** Start of INFORMATION SUPPLIED **
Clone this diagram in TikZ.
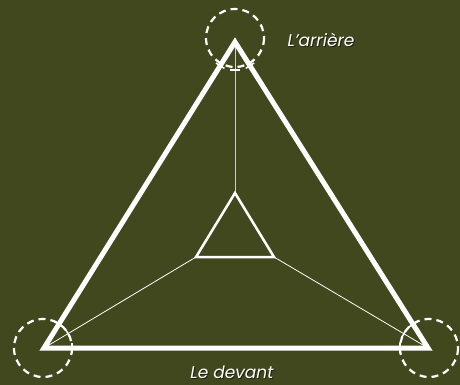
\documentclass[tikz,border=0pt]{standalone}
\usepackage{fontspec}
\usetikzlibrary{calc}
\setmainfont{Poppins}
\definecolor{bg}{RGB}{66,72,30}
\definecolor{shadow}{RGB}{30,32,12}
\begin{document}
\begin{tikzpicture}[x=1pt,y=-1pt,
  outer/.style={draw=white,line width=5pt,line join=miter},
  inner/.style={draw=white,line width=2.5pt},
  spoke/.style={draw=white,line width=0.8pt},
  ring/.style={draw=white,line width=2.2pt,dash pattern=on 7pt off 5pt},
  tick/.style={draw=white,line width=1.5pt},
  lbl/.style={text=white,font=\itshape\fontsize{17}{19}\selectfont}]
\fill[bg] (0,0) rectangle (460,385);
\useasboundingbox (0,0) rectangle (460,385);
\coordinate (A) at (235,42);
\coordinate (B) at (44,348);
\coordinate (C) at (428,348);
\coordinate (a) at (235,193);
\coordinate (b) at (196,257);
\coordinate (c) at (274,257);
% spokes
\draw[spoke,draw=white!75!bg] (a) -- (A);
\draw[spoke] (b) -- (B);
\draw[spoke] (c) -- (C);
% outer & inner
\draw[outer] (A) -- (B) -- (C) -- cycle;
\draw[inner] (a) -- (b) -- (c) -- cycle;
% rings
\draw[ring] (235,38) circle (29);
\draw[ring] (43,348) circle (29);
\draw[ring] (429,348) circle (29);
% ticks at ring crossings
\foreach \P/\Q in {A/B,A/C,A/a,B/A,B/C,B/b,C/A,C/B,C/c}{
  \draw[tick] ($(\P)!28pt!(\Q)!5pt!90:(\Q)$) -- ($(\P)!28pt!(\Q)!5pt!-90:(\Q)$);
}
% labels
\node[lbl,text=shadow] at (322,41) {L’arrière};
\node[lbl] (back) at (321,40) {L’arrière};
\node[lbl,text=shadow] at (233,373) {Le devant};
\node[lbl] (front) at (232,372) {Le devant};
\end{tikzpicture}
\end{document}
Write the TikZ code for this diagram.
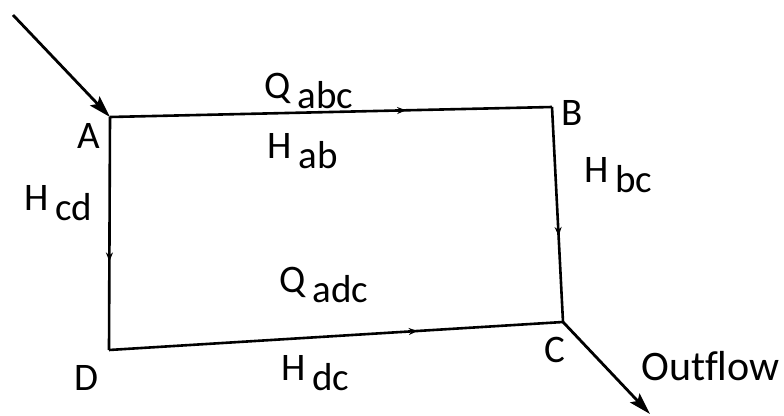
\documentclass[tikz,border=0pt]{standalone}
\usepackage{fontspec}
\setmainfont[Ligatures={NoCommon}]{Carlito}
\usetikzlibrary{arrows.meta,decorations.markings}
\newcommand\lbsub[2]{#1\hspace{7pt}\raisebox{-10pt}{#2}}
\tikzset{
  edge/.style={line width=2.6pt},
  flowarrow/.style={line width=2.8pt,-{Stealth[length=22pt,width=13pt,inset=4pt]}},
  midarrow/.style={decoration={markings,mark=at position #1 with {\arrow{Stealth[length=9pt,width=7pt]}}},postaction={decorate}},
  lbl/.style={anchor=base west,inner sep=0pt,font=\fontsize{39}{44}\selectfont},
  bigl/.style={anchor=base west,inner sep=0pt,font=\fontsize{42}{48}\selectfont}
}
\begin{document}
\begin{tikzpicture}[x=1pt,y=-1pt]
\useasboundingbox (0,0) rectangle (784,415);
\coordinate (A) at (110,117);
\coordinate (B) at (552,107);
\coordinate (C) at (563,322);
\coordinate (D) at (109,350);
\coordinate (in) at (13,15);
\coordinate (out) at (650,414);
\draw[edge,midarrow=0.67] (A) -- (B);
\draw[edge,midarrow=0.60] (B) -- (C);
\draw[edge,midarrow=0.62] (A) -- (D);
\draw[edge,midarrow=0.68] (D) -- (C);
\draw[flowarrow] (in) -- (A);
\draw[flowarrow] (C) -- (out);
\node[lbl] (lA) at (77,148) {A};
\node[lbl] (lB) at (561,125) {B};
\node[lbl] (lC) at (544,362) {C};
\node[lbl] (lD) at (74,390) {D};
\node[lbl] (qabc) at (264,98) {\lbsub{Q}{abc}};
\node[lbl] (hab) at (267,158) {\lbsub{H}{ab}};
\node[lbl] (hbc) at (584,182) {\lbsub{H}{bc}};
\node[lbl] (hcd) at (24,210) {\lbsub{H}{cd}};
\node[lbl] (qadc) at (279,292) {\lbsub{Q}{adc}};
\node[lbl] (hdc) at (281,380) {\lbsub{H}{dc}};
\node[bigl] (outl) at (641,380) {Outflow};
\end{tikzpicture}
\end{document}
** End of INFORMATION SUPPLIED **
** Start of INFORMATION SUPPLIED **
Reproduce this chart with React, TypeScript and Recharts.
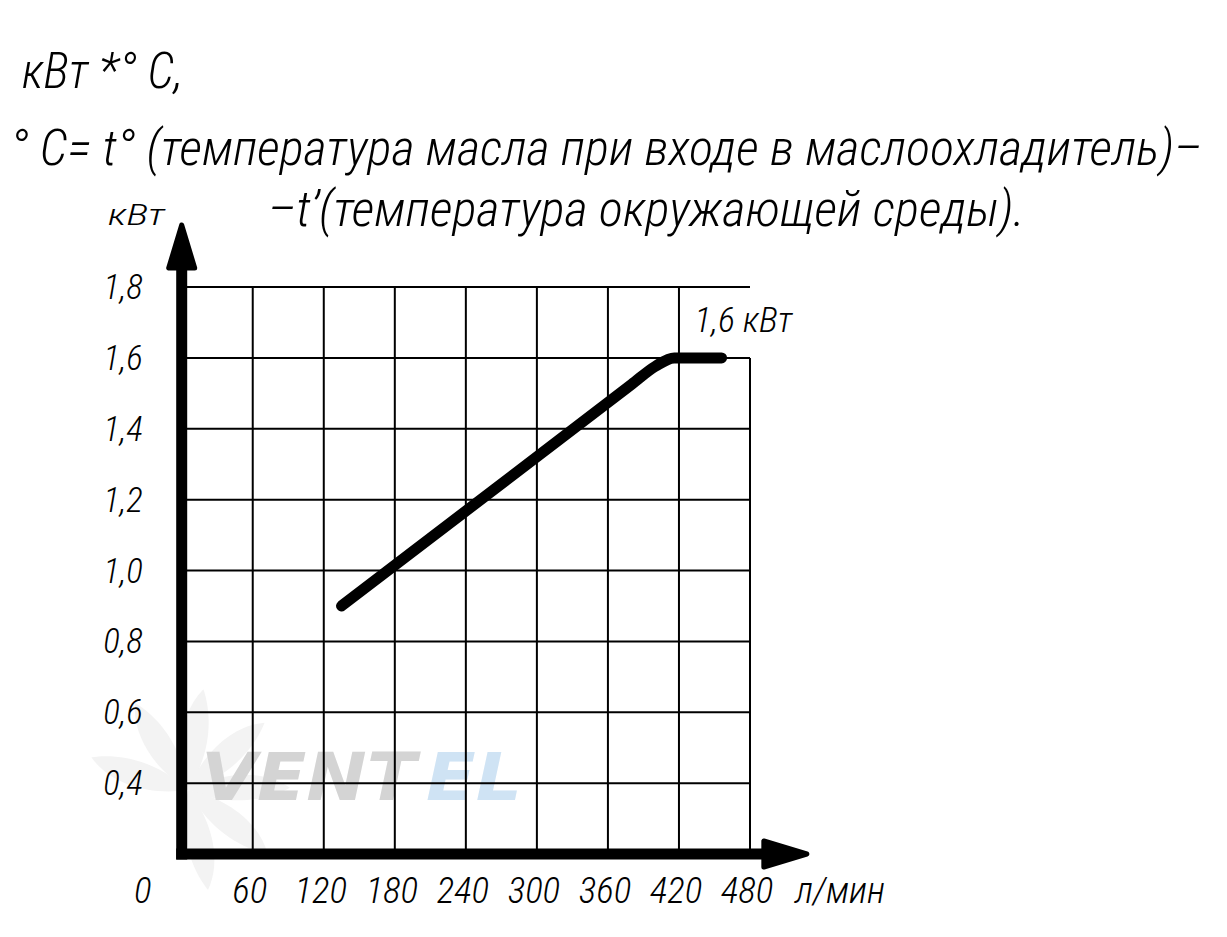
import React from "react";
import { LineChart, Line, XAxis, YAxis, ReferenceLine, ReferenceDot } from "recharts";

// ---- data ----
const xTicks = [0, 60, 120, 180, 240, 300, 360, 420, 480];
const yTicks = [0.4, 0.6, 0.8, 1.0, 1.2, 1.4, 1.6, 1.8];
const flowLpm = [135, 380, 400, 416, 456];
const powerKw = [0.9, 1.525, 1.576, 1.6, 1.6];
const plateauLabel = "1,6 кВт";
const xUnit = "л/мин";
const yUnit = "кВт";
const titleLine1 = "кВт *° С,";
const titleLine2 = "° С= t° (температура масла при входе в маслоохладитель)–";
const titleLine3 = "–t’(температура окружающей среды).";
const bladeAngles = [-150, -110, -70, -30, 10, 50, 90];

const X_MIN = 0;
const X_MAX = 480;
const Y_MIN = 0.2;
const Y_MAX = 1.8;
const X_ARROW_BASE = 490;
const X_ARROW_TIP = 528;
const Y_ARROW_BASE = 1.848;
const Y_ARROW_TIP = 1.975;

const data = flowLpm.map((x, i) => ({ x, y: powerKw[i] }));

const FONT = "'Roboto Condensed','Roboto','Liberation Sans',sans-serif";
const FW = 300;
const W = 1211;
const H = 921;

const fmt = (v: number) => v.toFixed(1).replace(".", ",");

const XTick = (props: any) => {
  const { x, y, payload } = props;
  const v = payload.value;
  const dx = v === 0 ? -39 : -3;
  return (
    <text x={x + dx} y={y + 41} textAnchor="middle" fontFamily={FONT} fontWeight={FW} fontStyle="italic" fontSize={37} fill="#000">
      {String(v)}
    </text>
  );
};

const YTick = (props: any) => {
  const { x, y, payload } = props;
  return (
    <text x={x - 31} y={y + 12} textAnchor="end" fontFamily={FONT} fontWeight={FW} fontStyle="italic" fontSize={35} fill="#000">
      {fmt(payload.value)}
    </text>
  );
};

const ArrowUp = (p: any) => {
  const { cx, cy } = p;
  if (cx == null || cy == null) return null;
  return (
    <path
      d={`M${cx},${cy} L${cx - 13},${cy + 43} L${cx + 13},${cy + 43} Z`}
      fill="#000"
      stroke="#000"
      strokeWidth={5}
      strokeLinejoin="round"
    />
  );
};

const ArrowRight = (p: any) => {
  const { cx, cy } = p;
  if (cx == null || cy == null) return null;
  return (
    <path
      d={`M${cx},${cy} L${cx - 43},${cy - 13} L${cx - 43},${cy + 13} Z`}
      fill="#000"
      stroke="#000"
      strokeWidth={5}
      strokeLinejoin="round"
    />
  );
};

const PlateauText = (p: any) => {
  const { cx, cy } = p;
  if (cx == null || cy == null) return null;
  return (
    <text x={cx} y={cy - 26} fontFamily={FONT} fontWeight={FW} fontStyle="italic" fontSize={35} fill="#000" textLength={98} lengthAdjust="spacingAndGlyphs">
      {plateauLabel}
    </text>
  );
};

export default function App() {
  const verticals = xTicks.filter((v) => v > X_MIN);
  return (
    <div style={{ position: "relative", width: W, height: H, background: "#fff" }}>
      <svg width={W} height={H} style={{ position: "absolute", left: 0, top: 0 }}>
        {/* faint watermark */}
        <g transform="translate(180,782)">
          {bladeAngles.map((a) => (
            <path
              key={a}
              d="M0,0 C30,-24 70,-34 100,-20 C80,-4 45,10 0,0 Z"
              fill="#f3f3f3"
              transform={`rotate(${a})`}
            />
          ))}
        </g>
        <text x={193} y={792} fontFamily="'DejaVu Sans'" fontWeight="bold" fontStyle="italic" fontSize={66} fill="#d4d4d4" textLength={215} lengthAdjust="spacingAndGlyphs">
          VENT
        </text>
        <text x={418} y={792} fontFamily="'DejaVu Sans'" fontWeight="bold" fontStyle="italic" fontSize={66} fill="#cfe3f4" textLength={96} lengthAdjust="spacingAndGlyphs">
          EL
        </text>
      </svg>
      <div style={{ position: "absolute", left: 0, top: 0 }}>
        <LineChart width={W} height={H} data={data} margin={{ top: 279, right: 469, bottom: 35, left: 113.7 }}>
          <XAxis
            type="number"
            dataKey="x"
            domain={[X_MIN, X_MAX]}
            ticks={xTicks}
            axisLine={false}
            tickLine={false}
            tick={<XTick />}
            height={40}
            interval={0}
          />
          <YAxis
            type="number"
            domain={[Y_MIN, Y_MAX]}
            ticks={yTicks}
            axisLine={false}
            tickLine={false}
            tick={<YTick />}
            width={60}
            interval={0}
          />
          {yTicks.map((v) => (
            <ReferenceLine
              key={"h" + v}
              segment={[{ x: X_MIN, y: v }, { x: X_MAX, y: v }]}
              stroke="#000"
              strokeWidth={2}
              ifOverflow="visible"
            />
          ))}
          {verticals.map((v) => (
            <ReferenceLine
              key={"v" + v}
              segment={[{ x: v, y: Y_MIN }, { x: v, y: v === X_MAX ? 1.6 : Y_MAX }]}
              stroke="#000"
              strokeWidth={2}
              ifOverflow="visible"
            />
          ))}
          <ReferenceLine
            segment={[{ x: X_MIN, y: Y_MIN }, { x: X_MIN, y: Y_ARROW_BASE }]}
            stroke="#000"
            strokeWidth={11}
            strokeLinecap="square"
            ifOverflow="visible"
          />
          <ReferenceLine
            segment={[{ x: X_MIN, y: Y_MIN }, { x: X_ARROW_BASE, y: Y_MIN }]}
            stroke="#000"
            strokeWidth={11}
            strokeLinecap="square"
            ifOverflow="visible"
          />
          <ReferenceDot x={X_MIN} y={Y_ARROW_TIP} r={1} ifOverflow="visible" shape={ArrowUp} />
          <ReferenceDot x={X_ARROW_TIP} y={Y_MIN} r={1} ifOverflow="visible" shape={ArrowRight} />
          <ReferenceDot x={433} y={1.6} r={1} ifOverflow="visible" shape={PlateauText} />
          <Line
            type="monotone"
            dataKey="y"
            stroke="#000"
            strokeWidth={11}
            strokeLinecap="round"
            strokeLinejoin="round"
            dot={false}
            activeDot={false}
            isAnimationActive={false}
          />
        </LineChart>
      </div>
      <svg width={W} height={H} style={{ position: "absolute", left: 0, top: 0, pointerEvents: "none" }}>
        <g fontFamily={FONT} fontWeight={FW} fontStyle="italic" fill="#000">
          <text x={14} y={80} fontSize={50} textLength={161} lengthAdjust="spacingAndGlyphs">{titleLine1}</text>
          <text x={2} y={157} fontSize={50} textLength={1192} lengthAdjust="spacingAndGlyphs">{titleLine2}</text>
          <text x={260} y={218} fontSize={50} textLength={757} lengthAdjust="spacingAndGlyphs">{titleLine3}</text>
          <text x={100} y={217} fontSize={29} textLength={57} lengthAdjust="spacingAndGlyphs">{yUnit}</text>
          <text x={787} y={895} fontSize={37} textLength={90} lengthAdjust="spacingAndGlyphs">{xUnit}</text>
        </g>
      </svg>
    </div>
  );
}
** End of INFORMATION SUPPLIED **
** Start of INFORMATION SUPPLIED **
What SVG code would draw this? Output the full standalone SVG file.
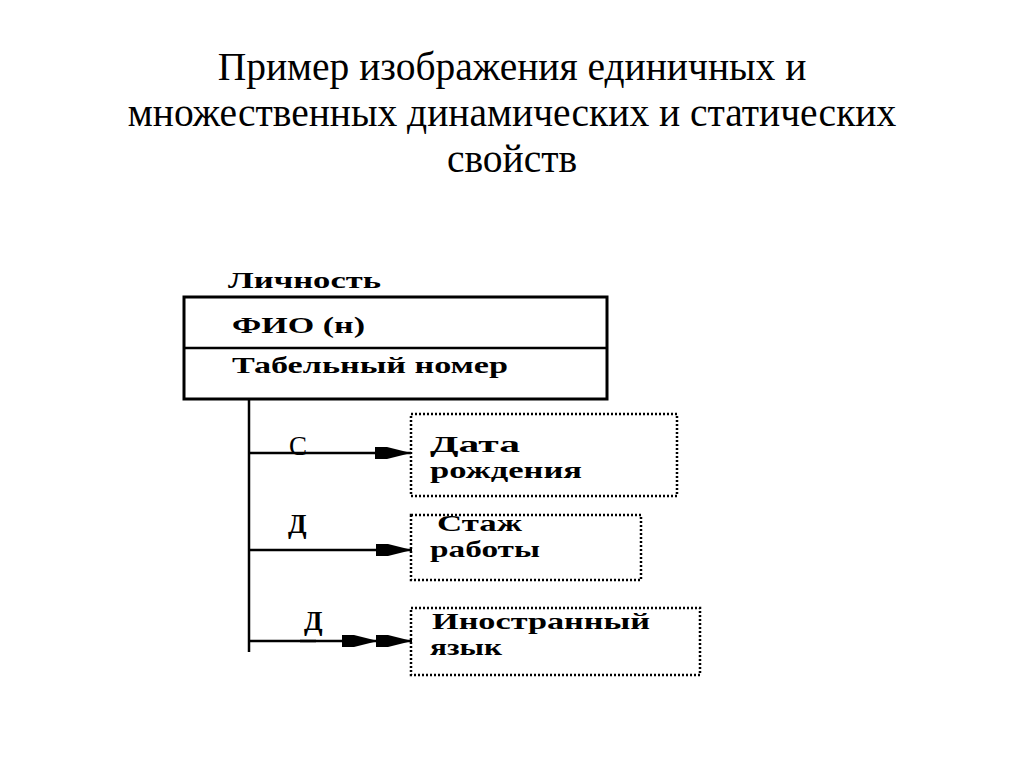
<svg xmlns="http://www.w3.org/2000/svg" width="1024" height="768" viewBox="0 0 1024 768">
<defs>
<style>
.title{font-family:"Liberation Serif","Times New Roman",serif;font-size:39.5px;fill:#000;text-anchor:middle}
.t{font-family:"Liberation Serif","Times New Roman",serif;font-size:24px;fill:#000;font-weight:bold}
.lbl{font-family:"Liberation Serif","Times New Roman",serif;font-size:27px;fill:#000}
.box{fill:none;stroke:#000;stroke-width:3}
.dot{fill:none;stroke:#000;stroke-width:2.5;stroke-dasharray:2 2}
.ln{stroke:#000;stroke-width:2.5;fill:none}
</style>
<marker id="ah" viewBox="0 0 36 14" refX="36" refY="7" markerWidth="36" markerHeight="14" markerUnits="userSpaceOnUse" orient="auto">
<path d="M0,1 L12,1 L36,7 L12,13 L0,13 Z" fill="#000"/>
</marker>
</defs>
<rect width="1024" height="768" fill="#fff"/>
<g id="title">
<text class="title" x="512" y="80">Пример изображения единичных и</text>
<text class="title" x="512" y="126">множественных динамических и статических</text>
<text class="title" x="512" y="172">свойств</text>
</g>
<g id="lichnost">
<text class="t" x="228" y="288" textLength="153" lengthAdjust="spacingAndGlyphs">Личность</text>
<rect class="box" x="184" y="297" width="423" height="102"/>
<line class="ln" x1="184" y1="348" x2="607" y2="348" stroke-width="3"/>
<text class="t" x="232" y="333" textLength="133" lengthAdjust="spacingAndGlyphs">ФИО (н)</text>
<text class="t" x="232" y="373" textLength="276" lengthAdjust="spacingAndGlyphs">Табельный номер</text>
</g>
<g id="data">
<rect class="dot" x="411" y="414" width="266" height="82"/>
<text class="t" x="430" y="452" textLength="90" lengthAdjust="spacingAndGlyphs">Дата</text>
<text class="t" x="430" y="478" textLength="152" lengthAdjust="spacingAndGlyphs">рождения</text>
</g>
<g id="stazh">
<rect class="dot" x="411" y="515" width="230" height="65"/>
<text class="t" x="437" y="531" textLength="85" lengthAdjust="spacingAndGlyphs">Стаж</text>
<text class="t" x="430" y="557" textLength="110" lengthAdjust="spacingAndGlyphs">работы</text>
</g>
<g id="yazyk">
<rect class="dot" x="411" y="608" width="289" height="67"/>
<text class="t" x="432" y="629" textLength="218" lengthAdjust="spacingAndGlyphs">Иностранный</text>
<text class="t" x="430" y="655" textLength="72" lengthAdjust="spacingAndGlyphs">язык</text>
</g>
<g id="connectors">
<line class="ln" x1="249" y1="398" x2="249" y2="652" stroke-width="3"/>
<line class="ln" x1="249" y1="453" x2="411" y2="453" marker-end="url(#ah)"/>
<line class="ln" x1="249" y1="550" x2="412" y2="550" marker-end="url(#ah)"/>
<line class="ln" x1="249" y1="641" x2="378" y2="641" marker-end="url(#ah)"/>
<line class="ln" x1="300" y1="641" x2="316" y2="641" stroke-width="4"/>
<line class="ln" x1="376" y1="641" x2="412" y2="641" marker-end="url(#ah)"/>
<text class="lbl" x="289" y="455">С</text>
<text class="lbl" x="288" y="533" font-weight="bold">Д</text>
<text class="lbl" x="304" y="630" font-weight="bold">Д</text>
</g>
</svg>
** End of INFORMATION SUPPLIED **
_REQUIRED TASK_
Gather up every line from the listing above in which the word "with" occurs.

_SOLUTION TO THIS PROBLEM_
  midarrow/.style={decoration={markings,mark=at position #1 with {\arrow{Stealth[length=9pt,width=7pt]}}},postaction={decorate}},
Reproduce this chart with React, TypeScript and Recharts.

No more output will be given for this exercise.